No one here thinks they are God, or believes their touch can raise the dead. But in a field that embraces the subject of nursing as not just a technician, as you do, we incorporate some metaphysical elements. Nurses who have been around for a long time know for certain it is way more than "I didn't save a life I stopped the bleeding", and it is unfair to scoff at it because you don't understand it.
Most of nursing is give-give-give, and not because we're martyrs, but so much is expected from us out of so many directions, if one thing stops being demanding something else will quickly fill the gap. If it makes us able to get up and go to work each day to think "I saved a life" rather than "I bagged a baby", why would you object to it? I don't know if you read all the responses here, but I saw no arrogance or feeling of omnipotence at all.

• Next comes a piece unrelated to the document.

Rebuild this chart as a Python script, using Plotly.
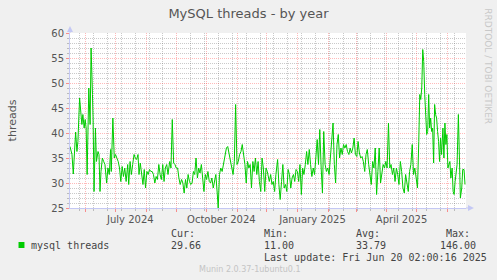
import datetime as dt
import plotly.graph_objects as go

# ---------------- data ----------------
window_start = dt.datetime(2024, 5, 16, 2, 0)
window_days = 400

# days since window_start
day_offset = [
    0.0, 2.0, 3.3, 4.7, 5.7, 7.0, 8.0, 9.7, 10.7, 12.0, 13.0, 14.3, 15.3, 16.3, 17.3, 19.0,
    20.3, 21.3, 22.7, 23.3, 24.3, 25.7, 26.7, 28.3, 29.3, 30.3, 31.3, 32.7, 34.0, 35.3, 37.0,
    38.3, 39.7, 41.0, 41.7, 43.3, 44.7, 46.0, 47.3, 48.7, 50.0, 51.3, 52.7, 54.0, 55.3, 56.7,
    58.3, 59.3, 60.7, 62.0, 63.3, 64.7, 66.0, 67.3, 68.7, 69.7, 71.0, 72.3, 73.7, 75.0, 76.3,
    77.7, 79.0, 80.3, 81.7, 83.0, 84.3, 85.7, 87.0, 88.3, 89.7, 91.0, 92.3, 93.7, 95.0, 96.3,
    97.7, 99.0, 100.7, 102.0, 103.3, 104.7, 106.0, 107.3, 108.7, 110.0, 111.3, 112.7, 114.0,
    115.3, 116.7, 118.0, 119.3, 120.7, 122.0, 123.3, 124.7, 126.0, 127.3, 128.7, 130.0, 131.3,
    132.7, 134.0, 135.3, 136.7, 138.0, 139.3, 140.7, 142.0, 143.3, 144.7, 146.0, 147.3, 148.7,
    149.7, 151.0, 152.3, 153.7, 155.0, 156.7, 158.0, 159.3, 160.7, 162.0, 163.3, 164.7, 166.0,
    167.3, 168.7, 170.0, 171.3, 172.7, 174.0, 175.3, 176.7, 178.0, 179.3, 180.7, 182.0, 183.3,
    184.7, 186.0, 187.3, 188.7, 190.0, 191.3, 192.7, 194.0, 195.3, 196.7, 198.0, 199.3,
    200.0, 201.3, 202.7, 204.0, 205.3, 206.7, 208.0, 209.7, 211.0, 212.3, 213.7, 215.0, 216.3,
    217.7, 219.0, 220.3, 221.7, 223.0, 224.3, 225.7, 227.0, 228.3, 229.7, 231.0, 232.3, 233.7,
    235.0, 236.3, 237.7, 239.0, 240.3, 241.7, 243.0, 244.3, 245.7, 247.0, 248.3, 249.7, 251.0,
    252.3, 253.7, 255.0, 256.3, 257.7, 259.0, 260.3, 261.7, 263.0, 264.3, 265.7, 267.0, 268.3,
    269.7, 271.0, 272.3, 273.7, 275.0, 276.3, 277.7, 279.0, 280.3, 281.7, 283.0, 284.3, 285.7,
    287.0, 288.3, 289.7, 291.0, 292.3, 293.7, 295.0, 296.3, 297.7, 299.0, 300.3, 301.7, 303.0,
    304.3, 305.7, 307.0, 308.3, 309.7, 311.0, 312.3, 313.7, 315.0, 316.3, 317.7, 319.0, 320.3,
    321.7, 323.0, 324.3, 325.7, 327.0, 328.3, 329.7, 331.0, 332.3, 333.7, 335.0, 336.3, 337.7,
    339.0, 340.3, 341.7, 343.0, 344.3, 345.7, 347.0, 348.3, 349.7, 351.0, 352.3, 353.3, 354.3,
    355.3, 356.3, 357.3, 358.3, 359.3, 360.3, 361.3, 362.3, 363.3, 364.3, 365.3, 366.3, 367.3,
    368.3, 369.3, 370.3, 371.3, 372.3, 373.3, 374.3, 375.3, 376.7, 377.7, 378.7, 379.7, 380.7,
    381.7, 382.7, 383.7, 384.7, 386.0, 387.0, 388.0, 389.0, 390.0, 391.0, 392.3, 393.3, 394.3,
    395.7, 396.7, 398.0, 399.0,
]

threads = [
    37.3, 35.7, 31.8, 37.0, 40.2, 36.3, 38.3, 47.0, 45.0, 41.7, 43.7, 41.0, 42.7, 41.0, 31.7, 49.0,
    41.7, 57.0, 47.7, 43.0, 28.3, 41.0, 34.3, 36.3, 35.7, 28.3, 32.3, 35.0, 34.3, 33.7, 30.0,
    33.0, 31.7, 36.7, 32.3, 43.0, 35.0, 35.7, 35.0, 34.3, 33.0, 30.3, 33.3, 31.3, 33.0, 30.3,
    33.7, 29.7, 34.3, 31.7, 33.7, 35.7, 35.0, 34.7, 35.7, 31.7, 34.0, 32.3, 29.7, 32.7, 29.0,
    32.3, 31.7, 32.7, 32.3, 32.3, 31.7, 30.0, 31.3, 30.7, 33.7, 31.7, 30.7, 33.7, 30.3, 33.0,
    33.7, 31.7, 34.3, 33.0, 42.7, 34.0, 33.7, 33.0, 33.0, 31.0, 29.7, 30.7, 30.0,
    28.0, 30.7, 29.0, 31.7, 30.3, 29.7, 30.0, 32.3, 31.7, 35.0, 31.0, 33.0, 32.0,
    33.7, 31.0, 28.3, 31.7, 30.7, 32.3, 30.3, 30.0, 31.0, 29.0, 30.3, 31.7, 28.0,
    25.0, 31.7, 33.0, 32.3, 33.7, 35.0, 37.0, 37.3, 35.7, 34.3, 33.0, 31.7, 34.3,
    45.7, 33.7, 34.3, 35.7, 36.3, 37.7, 35.7, 33.7, 30.0, 34.3, 33.0, 33.7, 29.0,
    34.3, 32.3, 35.0, 31.7, 34.3, 30.3, 28.3, 35.0, 33.0, 28.3, 33.0, 32.3,
    31.7, 30.3, 31.7, 29.7, 30.3, 28.3, 31.7, 34.7, 29.7, 26.7, 30.3, 33.7, 29.0,
    29.7, 28.3, 32.7, 31.7, 29.0, 31.0, 31.7, 30.3, 32.7, 32.3, 30.3, 33.7, 27.7,
    33.0, 31.7, 33.7, 36.3, 33.7, 36.7, 33.7, 31.3, 33.0, 31.7, 35.0, 38.7, 33.7,
    40.7, 33.0, 28.0, 40.3, 33.7, 32.3, 33.0, 31.7, 35.7, 39.0, 42.0, 33.7, 30.0,
    37.7, 39.7, 35.0, 37.0, 35.7, 37.7, 37.0, 37.7, 36.3, 35.7, 37.0, 36.0, 37.0,
    39.0, 35.7, 35.3, 38.3, 36.0, 35.0, 35.3, 34.3, 32.3, 35.7, 36.7, 33.7, 31.0,
    29.7, 34.3, 33.0, 37.0, 27.7, 32.3, 37.0, 30.0, 31.7, 33.7, 33.0, 34.3, 33.0,
    42.0, 33.0, 33.7, 31.7, 33.0, 30.3, 33.0, 31.7, 29.7, 34.3, 32.3, 29.0, 28.0,
    31.7, 30.3, 28.3, 32.3, 33.7, 37.7, 31.7, 33.0, 30.3, 29.0, 38.3, 47.7, 46.7,
    49.0, 56.7, 54.3, 47.7, 43.0, 39.7, 40.3, 47.7, 41.0, 43.0, 40.3, 41.0, 34.0,
    45.7, 43.7, 43.0, 40.3, 38.3, 34.3, 39.0, 35.7, 41.0, 35.0, 42.0, 37.7, 39.7,
    33.0, 33.7, 34.3, 31.0, 33.0, 28.3, 27.7, 30.3, 32.3, 33.7, 43.7, 31.0, 27.0,
    29.0, 32.7, 32.7, 29.7,
]

series_name = "mysql threads"
stat_labels = ["Cur:", "Min:", "Avg:", "Max:"]
stat_values = ["29.66", "11.00", "33.79", "146.00"]
last_update = "Last update: Fri Jun 20 02:00:16 2025"
quarter_label_dates = ["2024-07-16", "2024-10-16", "2025-01-16", "2025-04-16"]
quarter_labels = ["July 2024", "October 2024", "January 2025", "April 2025"]

# ---------------- figure ----------------
dates = [window_start + dt.timedelta(days=d) for d in day_offset]
window_end = window_start + dt.timedelta(days=window_days)

W, H = 497, 280
L, R, T, B = 66, 466, 33, 208


def px(x):
    return (x - L) / (R - L)


def py(y):
    return (B - y) / (B - T)


SANS = "DejaVu Sans"
MONO = "DejaVu Sans Mono"
TXT = "#555555"
RED_GRID = "rgba(255,40,40,0.32)"
GRAY_GRID = "rgba(90,90,90,0.32)"
AXIS = "#C4C8F4"

fig = go.Figure()
fig.add_trace(go.Scatter(x=dates, y=threads, mode="lines",
                         line=dict(color="#00CC00", width=1),
                         showlegend=False, hoverinfo="skip"))
fig.add_trace(go.Scatter(x=[window_start], y=[None], xaxis="x2", mode="lines",
                         showlegend=False, hoverinfo="skip"))

fig.update_layout(
    width=W, height=H,
    margin=dict(l=L, r=W - R, t=T, b=H - B, pad=0),
    paper_bgcolor="#F0F0F0",
    plot_bgcolor="#FFFFFF",
    showlegend=False,
    title=dict(text="MySQL threads - by year", x=0.5, xanchor="center",
               y=1 - 13 / H, yanchor="middle",
               font=dict(family=SANS, size=13, color=TXT)),
    xaxis=dict(
        type="date", range=[window_start, window_end],
        tick0="2024-06-01", dtick="M1",
        showgrid=True, gridcolor=RED_GRID, griddash="1px,1px", gridwidth=1,
        ticks="outside", ticklen=3, tickcolor="rgba(255,40,40,0.5)",
        showticklabels=False,
        showline=True, linecolor=AXIS, linewidth=1, zeroline=False,
        minor=dict(dtick=14 * 86400000, tick0="2024-05-26",
                   showgrid=True, gridcolor=GRAY_GRID, griddash="1px,1px",
                   ticks="outside", ticklen=2, tickcolor="rgba(90,90,90,0.35)"),
    ),
    xaxis2=dict(
        type="date", range=[window_start, window_end], overlaying="x",
        anchor="y", side="bottom",
        tickmode="array", tickvals=quarter_label_dates, ticktext=quarter_labels,
        ticks="", showgrid=False, showline=False, zeroline=False,
        tickfont=dict(family=SANS, size=10, color=TXT),
        ticklabelstandoff=4,
    ),
    yaxis=dict(
        range=[25, 60], tick0=0, dtick=5,
        showgrid=True, gridcolor=RED_GRID, griddash="1px,1px", gridwidth=1,
        ticks="outside", ticklen=3, tickcolor="rgba(255,40,40,0.5)",
        tickfont=dict(family=SANS, size=10, color=TXT),
        showline=True, linecolor=AXIS, linewidth=1, zeroline=False,
        title=dict(text="threads", font=dict(family=SANS, size=11, color=TXT),
                   standoff=32),
        minor=dict(dtick=1, showgrid=True, gridcolor=GRAY_GRID, griddash="1px,1px",
                   ticks="outside", ticklen=2, tickcolor="rgba(90,90,90,0.35)"),
    ),
)

shapes = [
    # axis extensions and arrow heads
    dict(type="line", xref="paper", yref="paper", x0=0, x1=0, y0=1, y1=py(28),
         line=dict(color=AXIS, width=1)),
    dict(type="path", xref="paper", yref="paper",
         path=f"M {px(63)} {py(32)} L {px(69)} {py(32)} L {px(66)} {py(26)} Z",
         fillcolor=AXIS, line=dict(width=0)),
    dict(type="line", xref="paper", yref="paper", x0=1, x1=px(470), y0=0, y1=0,
         line=dict(color=AXIS, width=1)),
    dict(type="path", xref="paper", yref="paper",
         path=f"M {px(468)} {py(205)} L {px(468)} {py(211)} L {px(474)} {py(208)} Z",
         fillcolor=AXIS, line=dict(width=0)),
    # legend swatch
    dict(type="rect", xref="paper", yref="paper", x0=px(14), x1=px(20),
         y0=py(248), y1=py(242), fillcolor="#00CC00", line=dict(width=0)),
]
fig.update_layout(shapes=shapes)

ann = []


def text(t, x, y, anchor="left", size=10, family=MONO, color="#444444", angle=0):
    ann.append(dict(text=t, x=px(x), y=py(y), xref="paper", yref="paper",
                    xanchor=anchor, yanchor="middle", showarrow=False,
                    textangle=angle, borderpad=0,
                    font=dict(family=family, size=size, color=color)))


text(series_name, 26, 245)
stat_x = [(167, "left"), (261, "left"), (354, "left"), (477, "right")]
for (sx, anc), lab, val in zip(stat_x, stat_labels, stat_values):
    lx = sx if anc == "left" else 471
    text(lab, lx, 233, anchor=anc)
    text(val, sx, 245, anchor=anc)
text(last_update, 261, 257)
text("Munin 2.0.37-1ubuntu0.1", 248, 269, anchor="center", size=8, family=SANS,
     color="#C4C4C4")
text("RRDTOOL / TOBI OETIKER", 488, 66, anchor="center", size=9, family=SANS,
     color="#C8C8C8", angle=90)

fig.update_layout(annotations=ann)

fig.write_html("out.html")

Lol at saving the doctors. I have heard some Nurses state that they have had to correct the doctors' mistakes.But seriously, I'm just really ticked off that he made such an ignorant statement. If nurses don't save lives, then what DO they do, exactly? Stand around and look pretty? I find him to be pretty argumentative (always tries to start something). If he says that again, how should I reply?
Tell him "That's right. The poor ones don't save many. Are you just saying what kind you're planning to be?"
PMFB-RN, RN
5,351 Posts
*** Well "God" is just made up. Many times it is obvious a patient will die if a nurse does not intervene right NOW. Bleeding out is a good example. The hypotensive or bradycardia patient is another. You never saved a person by implementing external pacing? You never bagged a apneic patient with a face mask and an ambu bag? Today we had a guy who was being transported by a volunteer to med-surg for "observation" when he had an anaphylactic reaction and his tongue swelled u so large he could not get air. An ICU nurse passing by dropped a nasal airway in, started to bag the patient and called a code. When the CRNA showed and the patient was intubated and headed to the ICU the ICU nurse continued on her way to lunch, picking up her conversation about her upcoming wedding as if nothing happened. That patient has just been examined by a physician in the ER and admitted for "obs". Had there not been a quick thinking nurse that patient would have died. Not very unusual.